- Work to do:
Take the lines from the top down to and including the one with "(0,0) rectangle (2915,2216);" and repeat them exactly. Omit images.

- Material:
-- Start --

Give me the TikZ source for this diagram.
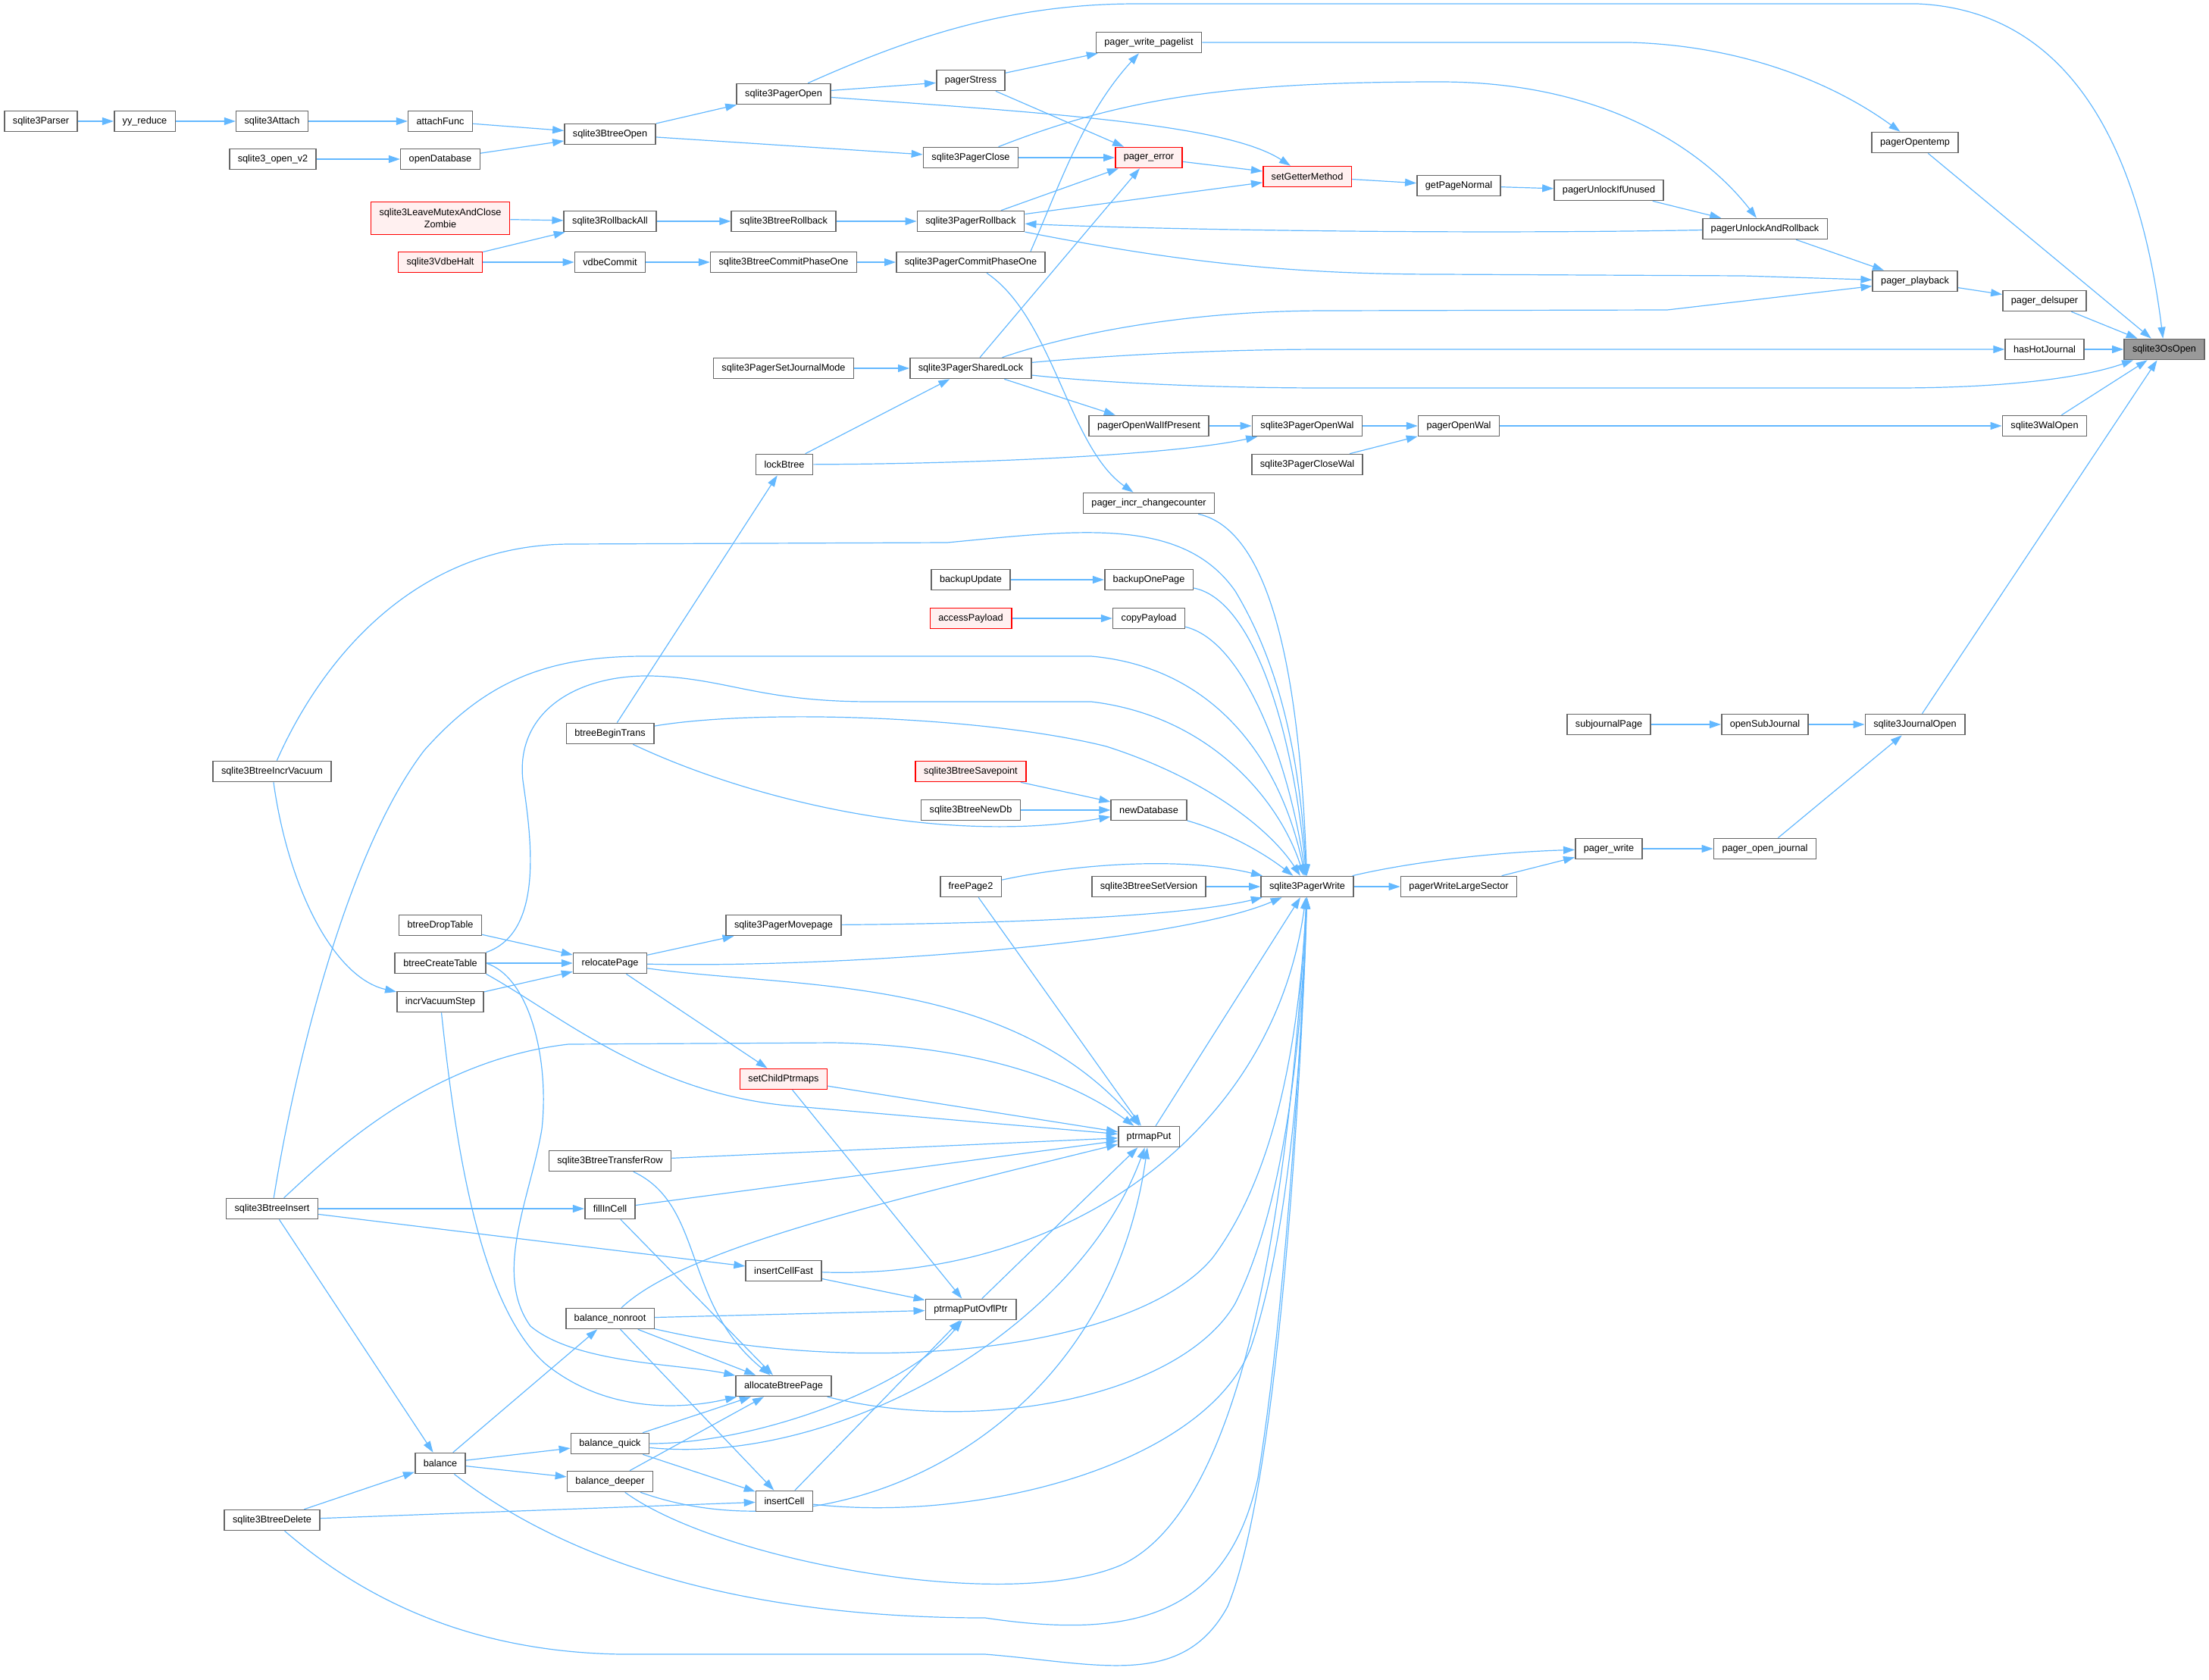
\documentclass[tikz,border=0pt]{standalone}
\usepackage{fontspec}
\setmainfont{Liberation Sans}
\usetikzlibrary{arrows.meta,backgrounds}

\definecolor{edgeblue}{HTML}{63B8FF}
\definecolor{boxgray}{HTML}{666666}
\definecolor{redfill}{HTML}{FFF0F0}
\definecolor{rootgray}{HTML}{999999}

\begin{document}
\begin{tikzpicture}[x=0.5pt,y=-0.5pt,>={Triangle[length=7.5pt,width=5pt]},
	fn/.style={draw=boxgray,fill=white,line width=0.8pt,inner xsep=5.5pt,inner ysep=1pt,minimum height=13.5pt},
	fnred/.style={fn,draw=red,fill=redfill},
	fnroot/.style={fn,fill=rootgray},
	calls/.style={->,draw=edgeblue,line width=0.6pt}]
			% Text size for every box
			\tikzstyle{every node}=[font=\fontsize{6.35pt}{7.8pt}\selectfont]
			\useasboundingbox (0,0) rectangle (2915,2216);

			% plain function boxes
			% nm: node name, x/y: centre in pixels, txt: function name
			\foreach \nm/\x/\y/\txt in
			{
				parser/54/160/sqlite3Parser,
				yyReduce/191/160/yy\_reduce,
				attach/359/160/sqlite3Attach,
				openV2/360/210/sqlite3\_open\_v2,
				incrVacuum/359/1018/sqlite3BtreeIncrVacuum,
				btInsert/359/1595/sqlite3BtreeInsert,
				btDelete/359/2006/sqlite3BtreeDelete,
				attachFunc/581/160/attachFunc,
				openDb/581/210/openDatabase,
				dropTable/581/1221/btreeDropTable,
				createTable/581/1271/btreeCreateTable,
				incrStep/581/1322/incrVacuumStep,
				balance/581/1931/balance,
				btOpen/805/177/sqlite3BtreeOpen,
				rollbackAll/805/292/sqlite3RollbackAll,
				vdbeCommit/805/346/vdbeCommit,
				beginTrans/805/968/btreeBeginTrans,
				relocate/805/1271/relocatePage,
				transferRow/805/1532/sqlite3BtreeTransferRow,
				fillInCell/805/1595/fillInCell,
				nonroot/805/1740/balance\_nonroot,
				quick/805/1905/balance\_quick,
				deeper/805/1955/balance\_deeper,
				pOpen/1034/124/sqlite3PagerOpen,
				btRollback/1034/292/sqlite3BtreeRollback,
				btCommit/1034/346/sqlite3BtreeCommitPhaseOne,
				journalMode/1034/486/sqlite3PagerSetJournalMode,
				lockBtree/1035/613/lockBtree,
				movePage/1034/1221/sqlite3PagerMovepage,
				cellFast/1034/1677/insertCellFast,
				allocPage/1034/1829/allocateBtreePage,
				insertCell/1035/1981/insertCell,
				pStress/1281/106/pagerStress,
				pClose/1281/208/sqlite3PagerClose,
				pRollback/1281/292/sqlite3PagerRollback,
				pCommit/1281/346/sqlite3PagerCommitPhaseOne,
				sharedLock/1281/486/sqlite3PagerSharedLock,
				backupUpdate/1281/765/backupUpdate,
				newDbCall/1281/1069/sqlite3BtreeNewDb,
				freePage/1281/1170/freePage2,
				ovflPtr/1281/1728/ptrmapPutOvflPtr,
				writePagelist/1516/56/pager\_write\_pagelist,
				walIfPresent/1516/562/pagerOpenWalIfPresent,
				incrChange/1516/664/pager\_incr\_changecounter,
				backupOne/1516/765/backupOnePage,
				copyPayload/1516/816/copyPayload,
				newDb/1516/1069/newDatabase,
				setVersion/1516/1170/sqlite3BtreeSetVersion,
				ptrmapPut/1516/1500/ptrmapPut,
				pOpenWal/1725/562/sqlite3PagerOpenWal,
				pCloseWal/1725/613/sqlite3PagerCloseWal,
				pWrite/1725/1170/sqlite3PagerWrite,
				getPage/1925/245/getPageNormal,
				openWal/1925/562/pagerOpenWal,
				largeSector/1925/1170/pagerWriteLargeSector,
				unlockUnused/2123/251/pagerUnlockIfUnused,
				subjournal/2123/956/subjournalPage,
				pagerWrite/2123/1120/pager\_write,
				unlockRb/2329/302/pagerUnlockAndRollback,
				openSub/2329/956/openSubJournal,
				openJournal/2329/1120/pager\_open\_journal,
				opentemp/2527/188/pagerOpentemp,
				playback/2527/371/pager\_playback,
				journalOpen/2527/956/sqlite3JournalOpen,
				delsuper/2698/397/pager\_delsuper,
				hasHot/2698/461/hasHotJournal,
				walOpen/2698/562/sqlite3WalOpen} {
				\node[fn] (\nm) at (\x,\y) {\txt};
			}
			% boxes with a red frame
			\foreach \nm/\x/\y/\txt in
			{
				vdbeHalt/581/346/sqlite3VdbeHalt,
				setChild/1034/1424/setChildPtrmaps,
				accessPayload/1281/816/accessPayload,
				savepoint/1281/1018/sqlite3BtreeSavepoint,
				pagerError/1516/208/pager\_error,
				setGetter/1725/233/setGetterMethod} {
				\node[fnred] (\nm) at (\x,\y) {\txt};
			}
			\node[fnred,align=center,minimum height=21.5pt] (zombie) at (581,288) {sqlite3LeaveMutexAndClose\\Zombie};
			% the function the graph is about
			\node[fnroot] (osOpen) at (2856,461) {sqlite3OsOpen};

			\begin{scope}[on background layer]
			% Short calls, drawn straight from caller to callee
			\foreach \a/\b in
			{
				parser/yyReduce, yyReduce/attach, attach/attachFunc, attachFunc/btOpen,
				openV2/openDb, openDb/btOpen, zombie/rollbackAll, vdbeHalt/rollbackAll,
				vdbeHalt/vdbeCommit, btOpen/pOpen, btOpen/pClose, rollbackAll/btRollback,
				btRollback/pRollback, vdbeCommit/btCommit, btCommit/pCommit, pOpen/pStress,
				pStress/writePagelist, pStress/pagerError, pClose/pagerError, pRollback/pagerError,
				pRollback/setGetter, sharedLock/pagerError, sharedLock/walIfPresent,
				journalMode/sharedLock, lockBtree/sharedLock, beginTrans/lockBtree,
				pagerError/setGetter, setGetter/getPage, getPage/unlockUnused,
				unlockUnused/unlockRb, unlockRb/playback, opentemp/osOpen, playback/delsuper,
				delsuper/osOpen, hasHot/osOpen, walOpen/osOpen, journalOpen/osOpen,
				walIfPresent/pOpenWal, pOpenWal/openWal, pCloseWal/openWal, openWal/walOpen,
				subjournal/openSub, openSub/journalOpen, openJournal/journalOpen,
				pagerWrite/openJournal, pWrite/largeSector, largeSector/pagerWrite,
				backupUpdate/backupOne, accessPayload/copyPayload, savepoint/newDb,
				newDbCall/newDb, freePage/ptrmapPut, setVersion/pWrite, relocate/movePage,
				relocate/setChild, setChild/ptrmapPut, setChild/ovflPtr, dropTable/relocate,
				createTable/relocate, incrStep/relocate, ptrmapPut/pWrite, ovflPtr/ptrmapPut,
				transferRow/ptrmapPut, fillInCell/ptrmapPut, btInsert/fillInCell,
				btInsert/cellFast, btInsert/balance, btDelete/balance, btDelete/insertCell,
				balance/nonroot, balance/quick, balance/deeper, nonroot/ovflPtr,
				nonroot/allocPage, nonroot/insertCell, quick/allocPage, quick/insertCell,
				deeper/allocPage, cellFast/ovflPtr, insertCell/ovflPtr, fillInCell/allocPage} {
				\draw[calls] (\a) -- (\b);
			}

			% Long calls in the pager, upper half
			\draw[calls] (pOpen) .. controls (1200,50) and (1330,5) .. (1500,5) -- (2530,5) .. controls (2760,15) and (2830,250) .. (osOpen);
			\draw[calls] (pOpen) .. controls (1400,150) and (1620,165) .. (setGetter);
			\draw[calls] (pClose) .. controls (1480,130) and (1620,108) .. (1900,108) .. controls (2120,108) and (2250,200) .. (unlockRb);
			\draw[calls] (unlockRb) .. controls (1900,310) and (1500,302) .. (pRollback);
			\draw[calls] (pRollback) .. controls (1550,345) and (1700,362) .. (1900,362) -- (2300,364) -- (playback);
			\draw[calls] ([xshift=-10pt]pCommit.north east) .. controls (1400,240) and (1430,150) .. (writePagelist);
			\draw[calls] (pCommit) .. controls (1390,420) and (1410,590) .. (incrChange);
			\draw[calls] (sharedLock) .. controls (1400,445) and (1550,410) .. (1750,410) -- (2200,409) -- (playback);
			\draw[calls] (sharedLock) .. controls (1450,470) and (1600,461) .. (1750,461) -- (hasHot);
			\draw[calls] (sharedLock) .. controls (1450,505) and (1600,512) .. (1750,512) -- (2500,512) .. controls (2650,512) and (2750,498) .. (osOpen);
			\draw[calls] (lockBtree) .. controls (1300,612) and (1550,600) .. (pOpenWal);
			\draw[calls] (writePagelist) -- (2150,56) .. controls (2300,60) and (2420,110) .. (opentemp);
			\draw[calls] (pWrite) .. controls (1850,1140) and (1960,1125) .. (pagerWrite);

			% Calls into sqlite3PagerWrite from above and from the left
			\draw[calls] (incrChange) .. controls (1680,700) and (1715,900) .. (pWrite);
			\draw[calls] (backupOne) .. controls (1650,790) and (1705,950) .. (pWrite);
			\draw[calls] (copyPayload) .. controls (1640,845) and (1700,1000) .. (pWrite);
			\draw[calls] (incrVacuum) .. controls (420,880) and (540,720) .. (750,718) -- (1250,716) .. controls (1420,700) and (1560,680) .. (1630,780) .. controls (1690,880) and (1715,1000) .. (pWrite);
			\draw[calls] (btInsert) .. controls (390,1400) and (460,1120) .. (560,990) .. controls (640,900) and (720,866) .. (850,866) -- (1440,866) .. controls (1600,880) and (1690,1000) .. (pWrite);
			\draw[calls] (createTable.north east) .. controls (720,1230) and (700,1100) .. (690,1030) .. controls (680,940) and (760,890) .. (860,892) .. controls (960,895) and (1000,926) .. (1150,926) -- (1440,926) .. controls (1600,945) and (1690,1060) .. (pWrite);
			\draw[calls] (beginTrans) .. controls (1000,935) and (1300,945) .. (1460,985) .. controls (1600,1030) and (1680,1100) .. (pWrite);
			\draw[calls] (beginTrans) .. controls (1000,1060) and (1250,1115) .. (newDb);
			\draw[calls] (newDb) .. controls (1610,1095) and (1660,1120) .. (pWrite);
			\draw[calls] (freePage) .. controls (1420,1140) and (1560,1130) .. (pWrite);
			\draw[calls] (movePage) .. controls (1400,1218) and (1580,1205) .. (pWrite);
			\draw[calls] (relocate) .. controls (1100,1278) and (1550,1245) .. (pWrite);

			% Calls into sqlite3PagerWrite from below
			\draw[calls] (cellFast) .. controls (1400,1690) and (1680,1500) .. (pWrite);
			\draw[calls] (nonroot) .. controls (1150,1820) and (1500,1780) .. (1600,1660) .. controls (1690,1540) and (1715,1350) .. (pWrite);
			\draw[calls] (allocPage) .. controls (1300,1895) and (1560,1840) .. (1630,1720) .. controls (1700,1580) and (1718,1350) .. (pWrite);
			\draw[calls] (insertCell) .. controls (1300,2010) and (1590,1930) .. (1650,1780) .. controls (1705,1620) and (1720,1350) .. (pWrite);
			\draw[calls] (deeper) .. controls (950,2060) and (1330,2130) .. (1480,2065) .. controls (1640,1990) and (1700,1600) .. (pWrite);
			\draw[calls] (balance) .. controls (760,2070) and (1000,2135) .. (1300,2135) .. controls (1500,2165) and (1620,2130) .. (1660,1950) .. controls (1700,1700) and (1718,1350) .. (pWrite);
			\draw[calls] (btDelete) .. controls (480,2110) and (620,2180) .. (820,2183) -- (1300,2183) .. controls (1450,2195) and (1560,2230) .. (1620,2120) .. controls (1690,1950) and (1718,1400) .. (pWrite);

			% Calls into ptrmapPut and the btree helpers
			\draw[calls] (relocate) .. controls (1050,1305) and (1330,1285) .. (ptrmapPut);
			\draw[calls] (createTable.south east) .. controls (740,1340) and (860,1445) .. (1050,1460) -- (ptrmapPut);
			\draw[calls] (btInsert) .. controls (430,1530) and (560,1400) .. (750,1378) -- (1100,1376) .. controls (1300,1380) and (1420,1430) .. (ptrmapPut);
			\draw[calls] (nonroot) .. controls (900,1650) and (1150,1590) .. (ptrmapPut);
			\draw[calls] (quick) .. controls (1100,1935) and (1420,1760) .. (ptrmapPut);
			\draw[calls] (deeper) .. controls (1100,2060) and (1460,1900) .. (ptrmapPut);
			\draw[calls] (quick) .. controls (1000,1905) and (1200,1830) .. (ovflPtr);
			\draw[calls] (incrVacuum) .. controls (380,1170) and (440,1290) .. (incrStep);
			\draw[calls] (createTable.east) .. controls (700,1290) and (725,1400) .. (715,1490) .. controls (700,1580) and (650,1680) .. (700,1750) .. controls (760,1800) and (900,1800) .. (allocPage);
			\draw[calls] (incrStep) .. controls (600,1500) and (630,1720) .. (720,1800) .. controls (800,1865) and (900,1860) .. (allocPage);
			\draw[calls] (transferRow) .. controls (930,1590) and (900,1720) .. (allocPage);
			\end{scope}
		\end{tikzpicture}
\end{document}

-- End --

- Task output:
Give me the TikZ source for this diagram.
\documentclass[tikz,border=0pt]{standalone}
\usepackage{fontspec}
\setmainfont{Liberation Sans}
\usetikzlibrary{arrows.meta,backgrounds}

\definecolor{edgeblue}{HTML}{63B8FF}
\definecolor{boxgray}{HTML}{666666}
\definecolor{redfill}{HTML}{FFF0F0}
\definecolor{rootgray}{HTML}{999999}

\begin{document}
\begin{tikzpicture}[x=0.5pt,y=-0.5pt,>={Triangle[length=7.5pt,width=5pt]},
	fn/.style={draw=boxgray,fill=white,line width=0.8pt,inner xsep=5.5pt,inner ysep=1pt,minimum height=13.5pt},
	fnred/.style={fn,draw=red,fill=redfill},
	fnroot/.style={fn,fill=rootgray},
	calls/.style={->,draw=edgeblue,line width=0.6pt}]
			% Text size for every box
			\tikzstyle{every node}=[font=\fontsize{6.35pt}{7.8pt}\selectfont]
			\useasboundingbox (0,0) rectangle (2915,2216);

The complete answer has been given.